FILE - In this Oct. 8, 1973, file photo, oil ministers of six Persian Gulf countries and representatives of western nations meet in Vienna, Austria, to negotiate price boosts sought by oil producers. Facing each other, are from left to right, Dr. Jamshid Amouzegar, then Iran Finance Minister, then Saudi Oil Minister Ahmed Zaki Yanani. Yamani, a long-serving oil minister in Saudi Arabia who led the kingdom through the 1973 oil crisis, the nationalization its state energy company and later found himself kidnapped by the assassin Carlos the Jackal, died Tuesday, Feb. 23, 2021, in London. He was 90. (AP Photo, File)
An October 1973 photo of Gulf oil ministers and representatives of western nations in Vienna to negotiate price boosts. AP

"To the global oil industry, to politicians and senior civil servants, to journalists and to the world at large, Yamani became the representative, and indeed the symbol, of the new age of oil," Daniel Yergin wrote in The Prize, for which he received the Pulitzer Prize.

Among Sheikh Yamani's most notable remarks regarding the future of the oil industry is: “The Stone Age came to an end not for a lack of stones and the oil age will end, but not for a lack of oil.”

In 1975, the assassination of King Faisal of Saudi Arabia, to whom Sheikh Yamani was close, “deeply” affected him, Mai Yamani said. “Life changed for Ahmed Zaki Yamani after that.”

Another defining moment was December 21, 1975, when along with a group of other Opec oil ministers, he was taken hostage by the Venezuelan terrorist Ilich Ramírez Sánchez, also known as Carlos the Jackal, and other militants, at a meeting of the group in Vienna, Austria.

The crisis ended two days later with three people dead. Anis Al Naqqash, one of the hostage takers, died yesterday in Damascus, Syria from Covid-19.

“He was a master of diplomacy. Carlos was telling him you have another 20 minutes and we're going to kill you,” Mai Yamani recalled from her father's narrative of the event. “He sat with him, discussed and debated him. And because he deeply believed in God [he had faith].

“He used to be free and go and sleep under a tree in the mountains, suddenly he had bodyguards watching him all the time,” she added.

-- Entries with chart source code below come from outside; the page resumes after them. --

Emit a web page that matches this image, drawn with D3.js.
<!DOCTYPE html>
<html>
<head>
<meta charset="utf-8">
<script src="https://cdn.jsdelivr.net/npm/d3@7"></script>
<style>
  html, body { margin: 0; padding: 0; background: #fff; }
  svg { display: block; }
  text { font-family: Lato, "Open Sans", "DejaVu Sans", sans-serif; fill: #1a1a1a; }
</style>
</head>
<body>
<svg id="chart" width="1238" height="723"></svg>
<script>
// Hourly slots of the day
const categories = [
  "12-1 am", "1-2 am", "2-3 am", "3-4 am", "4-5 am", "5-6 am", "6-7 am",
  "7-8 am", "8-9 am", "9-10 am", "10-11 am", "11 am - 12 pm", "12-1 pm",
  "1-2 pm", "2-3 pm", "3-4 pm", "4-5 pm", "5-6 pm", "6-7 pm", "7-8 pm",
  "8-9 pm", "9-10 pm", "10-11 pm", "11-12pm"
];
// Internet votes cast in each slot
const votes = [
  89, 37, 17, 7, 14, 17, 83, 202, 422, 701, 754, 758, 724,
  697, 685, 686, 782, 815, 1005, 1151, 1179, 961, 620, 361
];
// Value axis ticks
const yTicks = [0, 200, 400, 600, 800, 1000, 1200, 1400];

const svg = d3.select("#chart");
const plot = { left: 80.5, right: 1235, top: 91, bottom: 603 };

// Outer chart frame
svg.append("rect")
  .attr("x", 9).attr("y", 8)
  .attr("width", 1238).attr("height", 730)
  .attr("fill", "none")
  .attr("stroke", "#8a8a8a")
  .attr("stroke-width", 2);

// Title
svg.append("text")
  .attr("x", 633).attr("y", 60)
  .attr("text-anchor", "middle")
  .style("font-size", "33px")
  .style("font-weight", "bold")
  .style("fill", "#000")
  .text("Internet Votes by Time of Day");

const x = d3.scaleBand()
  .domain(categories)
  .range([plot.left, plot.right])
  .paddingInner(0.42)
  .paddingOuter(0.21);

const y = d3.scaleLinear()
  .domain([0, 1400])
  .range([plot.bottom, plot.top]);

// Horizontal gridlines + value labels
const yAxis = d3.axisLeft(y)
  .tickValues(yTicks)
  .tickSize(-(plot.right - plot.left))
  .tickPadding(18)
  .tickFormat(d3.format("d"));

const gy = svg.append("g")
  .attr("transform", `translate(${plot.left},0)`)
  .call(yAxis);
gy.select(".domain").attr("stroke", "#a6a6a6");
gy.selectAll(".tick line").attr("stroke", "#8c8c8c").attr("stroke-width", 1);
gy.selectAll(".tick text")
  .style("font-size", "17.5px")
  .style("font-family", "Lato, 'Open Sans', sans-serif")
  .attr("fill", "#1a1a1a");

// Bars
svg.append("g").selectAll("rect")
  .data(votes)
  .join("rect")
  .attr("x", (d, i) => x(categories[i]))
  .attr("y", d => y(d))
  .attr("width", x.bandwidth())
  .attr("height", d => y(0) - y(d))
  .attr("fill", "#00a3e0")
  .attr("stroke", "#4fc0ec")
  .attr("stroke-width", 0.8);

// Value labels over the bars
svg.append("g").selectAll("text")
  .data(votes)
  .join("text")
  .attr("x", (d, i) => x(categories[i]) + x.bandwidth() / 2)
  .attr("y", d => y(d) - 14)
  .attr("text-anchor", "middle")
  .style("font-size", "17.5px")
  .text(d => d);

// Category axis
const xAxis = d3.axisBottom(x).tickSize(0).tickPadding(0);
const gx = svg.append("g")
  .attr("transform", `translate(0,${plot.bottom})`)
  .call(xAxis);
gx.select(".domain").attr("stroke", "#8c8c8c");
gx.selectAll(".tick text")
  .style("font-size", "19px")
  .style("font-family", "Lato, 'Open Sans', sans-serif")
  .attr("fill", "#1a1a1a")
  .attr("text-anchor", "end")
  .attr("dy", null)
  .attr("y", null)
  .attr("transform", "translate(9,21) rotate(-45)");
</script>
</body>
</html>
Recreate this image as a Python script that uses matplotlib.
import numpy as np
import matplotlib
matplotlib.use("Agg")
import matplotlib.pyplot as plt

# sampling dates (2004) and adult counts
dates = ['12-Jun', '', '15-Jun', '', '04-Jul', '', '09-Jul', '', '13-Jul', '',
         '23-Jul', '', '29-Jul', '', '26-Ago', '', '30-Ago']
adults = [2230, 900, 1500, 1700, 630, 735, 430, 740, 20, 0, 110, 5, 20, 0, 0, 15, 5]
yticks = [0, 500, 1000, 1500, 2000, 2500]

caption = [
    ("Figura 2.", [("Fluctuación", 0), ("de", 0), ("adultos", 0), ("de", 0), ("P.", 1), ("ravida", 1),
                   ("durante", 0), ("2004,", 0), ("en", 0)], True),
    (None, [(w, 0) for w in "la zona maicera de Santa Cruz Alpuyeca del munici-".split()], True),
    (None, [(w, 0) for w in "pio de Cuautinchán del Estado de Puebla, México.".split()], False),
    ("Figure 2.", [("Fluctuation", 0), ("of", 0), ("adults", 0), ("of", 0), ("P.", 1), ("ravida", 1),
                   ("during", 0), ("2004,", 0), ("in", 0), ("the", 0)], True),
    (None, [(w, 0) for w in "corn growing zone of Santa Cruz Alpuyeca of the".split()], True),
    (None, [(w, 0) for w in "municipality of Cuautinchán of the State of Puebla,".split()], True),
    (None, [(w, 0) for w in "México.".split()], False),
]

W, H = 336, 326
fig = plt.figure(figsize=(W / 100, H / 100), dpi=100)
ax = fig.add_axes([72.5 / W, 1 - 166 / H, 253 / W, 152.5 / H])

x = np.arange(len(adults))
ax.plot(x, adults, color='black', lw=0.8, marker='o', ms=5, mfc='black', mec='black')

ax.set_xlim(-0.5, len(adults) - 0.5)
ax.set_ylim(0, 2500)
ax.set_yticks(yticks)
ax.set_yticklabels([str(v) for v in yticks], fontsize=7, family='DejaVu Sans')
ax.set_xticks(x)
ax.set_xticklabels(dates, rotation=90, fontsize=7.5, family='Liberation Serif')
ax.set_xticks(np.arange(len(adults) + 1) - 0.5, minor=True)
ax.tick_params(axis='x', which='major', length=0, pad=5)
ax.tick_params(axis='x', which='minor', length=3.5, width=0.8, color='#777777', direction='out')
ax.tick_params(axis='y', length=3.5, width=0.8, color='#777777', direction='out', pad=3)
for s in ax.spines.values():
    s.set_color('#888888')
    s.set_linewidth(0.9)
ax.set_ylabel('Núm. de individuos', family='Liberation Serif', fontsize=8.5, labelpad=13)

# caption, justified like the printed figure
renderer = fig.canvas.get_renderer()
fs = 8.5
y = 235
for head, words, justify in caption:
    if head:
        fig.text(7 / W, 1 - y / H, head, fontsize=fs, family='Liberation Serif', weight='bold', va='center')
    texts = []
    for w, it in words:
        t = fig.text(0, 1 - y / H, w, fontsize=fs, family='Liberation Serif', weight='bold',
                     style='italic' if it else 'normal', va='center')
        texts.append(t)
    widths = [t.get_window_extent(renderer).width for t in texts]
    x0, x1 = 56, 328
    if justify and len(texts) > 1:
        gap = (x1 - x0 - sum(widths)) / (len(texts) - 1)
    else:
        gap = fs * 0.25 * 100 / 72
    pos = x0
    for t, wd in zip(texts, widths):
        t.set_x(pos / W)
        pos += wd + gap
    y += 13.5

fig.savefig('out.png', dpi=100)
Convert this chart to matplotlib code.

Sheikh Yamani was one of the earliest of 335 founding shareholders of Investcorp, the private equity firm that would invest Gulf money internationally, Khaled Al-Zayani, a founding investor himself, who helped establish the company with the late Nemir Kirdar told The National.

"He was a very very wise man, a personality that you enjoyed sitting with. He was cultured, had a presence, and was prominent," Mr Al Zayani said.

"He was wise and not impulsive and at that time, at his young age, he was a man in his youth. His energy and ideas were bigger than his age. When you sat with him you respected him. He never let you feel less in anyway."

In 1990, Sheikh Yamani launched the Centre for Global Energy Studies in London, which carried out research on global energy. He also set up a foundation for the preservation and publication of old Arabic and Islamic manuscripts.

Sheikh Yamani's life was not always about the law of supply and demand and oil. He studied astrology, and was a farmer and gardener who liked to grow roses. He was into musicology and sponsored musicians.

“In a way it was all complimentary to oil,” Mai Yamani said.

An avid watch collector, Sheikh Yamani was the majority shareholder in the oldest Swiss watch maker Vacheron Constantin in the 1980s.

“I didn’t know it was such a big thing at the time," she said.

“I have a Vacheron Constantin watch from him with his name engraved on its back.

“He was punctual. If he said he would call you back in 10 minutes, he did.”